What is needed: Select, from the data, each line where "drawn" occurs.

━━━━━━━━━━

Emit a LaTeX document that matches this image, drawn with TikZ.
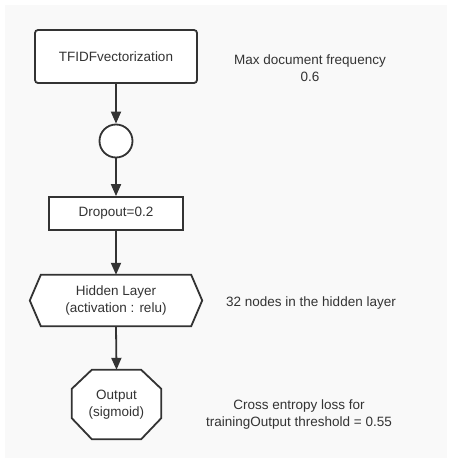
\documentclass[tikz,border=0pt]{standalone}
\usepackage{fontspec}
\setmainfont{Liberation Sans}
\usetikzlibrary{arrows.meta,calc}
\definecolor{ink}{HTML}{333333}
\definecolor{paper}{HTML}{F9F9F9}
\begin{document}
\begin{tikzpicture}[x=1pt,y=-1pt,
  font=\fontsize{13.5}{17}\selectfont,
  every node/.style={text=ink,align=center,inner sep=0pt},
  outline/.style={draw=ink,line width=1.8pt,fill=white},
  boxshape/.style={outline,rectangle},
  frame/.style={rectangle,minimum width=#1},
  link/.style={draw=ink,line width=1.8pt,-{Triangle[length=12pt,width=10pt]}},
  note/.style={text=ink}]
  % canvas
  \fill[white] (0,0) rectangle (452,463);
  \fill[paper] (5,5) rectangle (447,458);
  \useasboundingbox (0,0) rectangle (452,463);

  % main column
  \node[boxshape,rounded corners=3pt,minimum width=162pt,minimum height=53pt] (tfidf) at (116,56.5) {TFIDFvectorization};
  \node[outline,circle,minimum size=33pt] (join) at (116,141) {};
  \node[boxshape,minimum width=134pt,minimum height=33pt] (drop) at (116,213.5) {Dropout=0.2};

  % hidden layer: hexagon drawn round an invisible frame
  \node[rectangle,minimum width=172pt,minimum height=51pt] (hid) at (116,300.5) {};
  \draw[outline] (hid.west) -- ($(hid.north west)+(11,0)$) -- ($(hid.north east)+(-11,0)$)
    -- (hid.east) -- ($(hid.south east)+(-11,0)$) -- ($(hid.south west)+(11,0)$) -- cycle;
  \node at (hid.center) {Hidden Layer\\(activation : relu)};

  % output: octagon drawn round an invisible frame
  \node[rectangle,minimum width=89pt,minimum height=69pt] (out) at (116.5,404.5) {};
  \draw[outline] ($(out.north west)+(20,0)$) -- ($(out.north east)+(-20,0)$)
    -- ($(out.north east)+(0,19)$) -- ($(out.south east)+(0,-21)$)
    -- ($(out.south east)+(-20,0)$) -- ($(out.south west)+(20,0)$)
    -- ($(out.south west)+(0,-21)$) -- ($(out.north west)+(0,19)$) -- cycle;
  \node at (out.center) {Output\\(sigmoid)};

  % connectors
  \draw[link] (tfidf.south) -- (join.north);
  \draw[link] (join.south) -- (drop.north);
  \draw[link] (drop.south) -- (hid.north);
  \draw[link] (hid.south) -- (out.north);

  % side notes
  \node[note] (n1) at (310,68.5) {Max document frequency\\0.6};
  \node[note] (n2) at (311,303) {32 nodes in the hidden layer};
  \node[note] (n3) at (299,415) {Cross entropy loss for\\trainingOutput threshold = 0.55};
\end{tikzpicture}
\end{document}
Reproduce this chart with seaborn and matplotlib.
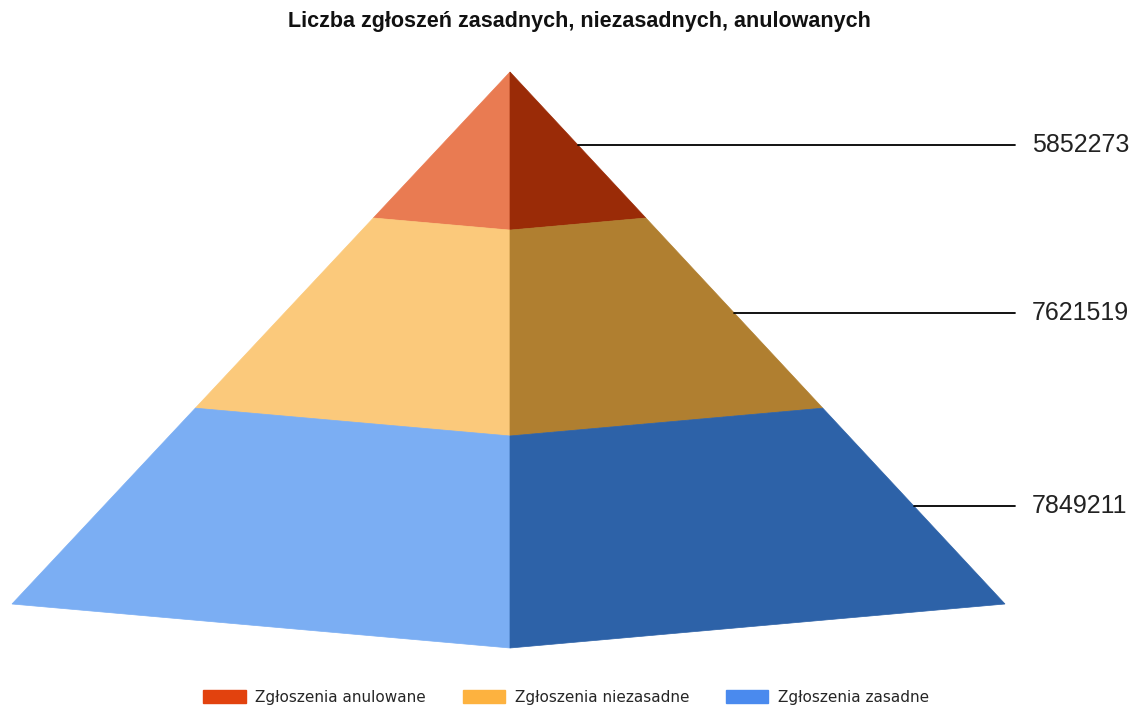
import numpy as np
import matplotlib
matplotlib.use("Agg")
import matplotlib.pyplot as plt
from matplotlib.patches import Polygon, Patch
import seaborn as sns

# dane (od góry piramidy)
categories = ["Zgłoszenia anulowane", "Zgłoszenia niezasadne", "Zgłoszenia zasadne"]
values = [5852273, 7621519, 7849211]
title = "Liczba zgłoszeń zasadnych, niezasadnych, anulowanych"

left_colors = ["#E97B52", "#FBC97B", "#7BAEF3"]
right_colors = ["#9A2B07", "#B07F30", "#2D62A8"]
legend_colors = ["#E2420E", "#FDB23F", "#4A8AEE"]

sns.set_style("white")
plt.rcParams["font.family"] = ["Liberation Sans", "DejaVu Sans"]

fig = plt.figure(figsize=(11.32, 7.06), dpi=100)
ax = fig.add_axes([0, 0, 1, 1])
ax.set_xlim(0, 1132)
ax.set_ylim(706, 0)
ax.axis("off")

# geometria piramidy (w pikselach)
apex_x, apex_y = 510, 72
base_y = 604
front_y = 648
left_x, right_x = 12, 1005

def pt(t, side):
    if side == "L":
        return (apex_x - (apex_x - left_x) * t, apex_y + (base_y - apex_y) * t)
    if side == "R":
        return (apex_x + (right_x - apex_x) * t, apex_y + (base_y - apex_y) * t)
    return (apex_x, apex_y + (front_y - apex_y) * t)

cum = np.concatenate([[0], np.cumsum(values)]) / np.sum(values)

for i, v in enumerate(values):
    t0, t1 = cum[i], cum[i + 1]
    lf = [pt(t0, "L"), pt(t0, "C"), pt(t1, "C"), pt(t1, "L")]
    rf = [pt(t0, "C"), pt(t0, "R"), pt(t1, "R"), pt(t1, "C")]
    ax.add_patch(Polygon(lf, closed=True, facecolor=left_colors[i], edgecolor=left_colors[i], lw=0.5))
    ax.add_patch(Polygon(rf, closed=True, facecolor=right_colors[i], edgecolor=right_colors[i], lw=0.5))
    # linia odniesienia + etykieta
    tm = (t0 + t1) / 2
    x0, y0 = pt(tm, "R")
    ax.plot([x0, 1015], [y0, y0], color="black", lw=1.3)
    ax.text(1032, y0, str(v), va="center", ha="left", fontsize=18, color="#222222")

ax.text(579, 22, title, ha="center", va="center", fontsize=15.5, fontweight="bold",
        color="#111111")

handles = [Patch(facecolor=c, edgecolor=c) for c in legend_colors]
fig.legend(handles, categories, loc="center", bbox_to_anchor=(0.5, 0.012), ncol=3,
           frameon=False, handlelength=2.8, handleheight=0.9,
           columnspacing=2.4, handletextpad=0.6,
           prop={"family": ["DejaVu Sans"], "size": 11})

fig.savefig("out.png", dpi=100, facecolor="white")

━━━━━━━━━━

Solution:
Emit a LaTeX document that matches this image, drawn with TikZ.
  % hidden layer: hexagon drawn round an invisible frame
  % output: octagon drawn round an invisible frame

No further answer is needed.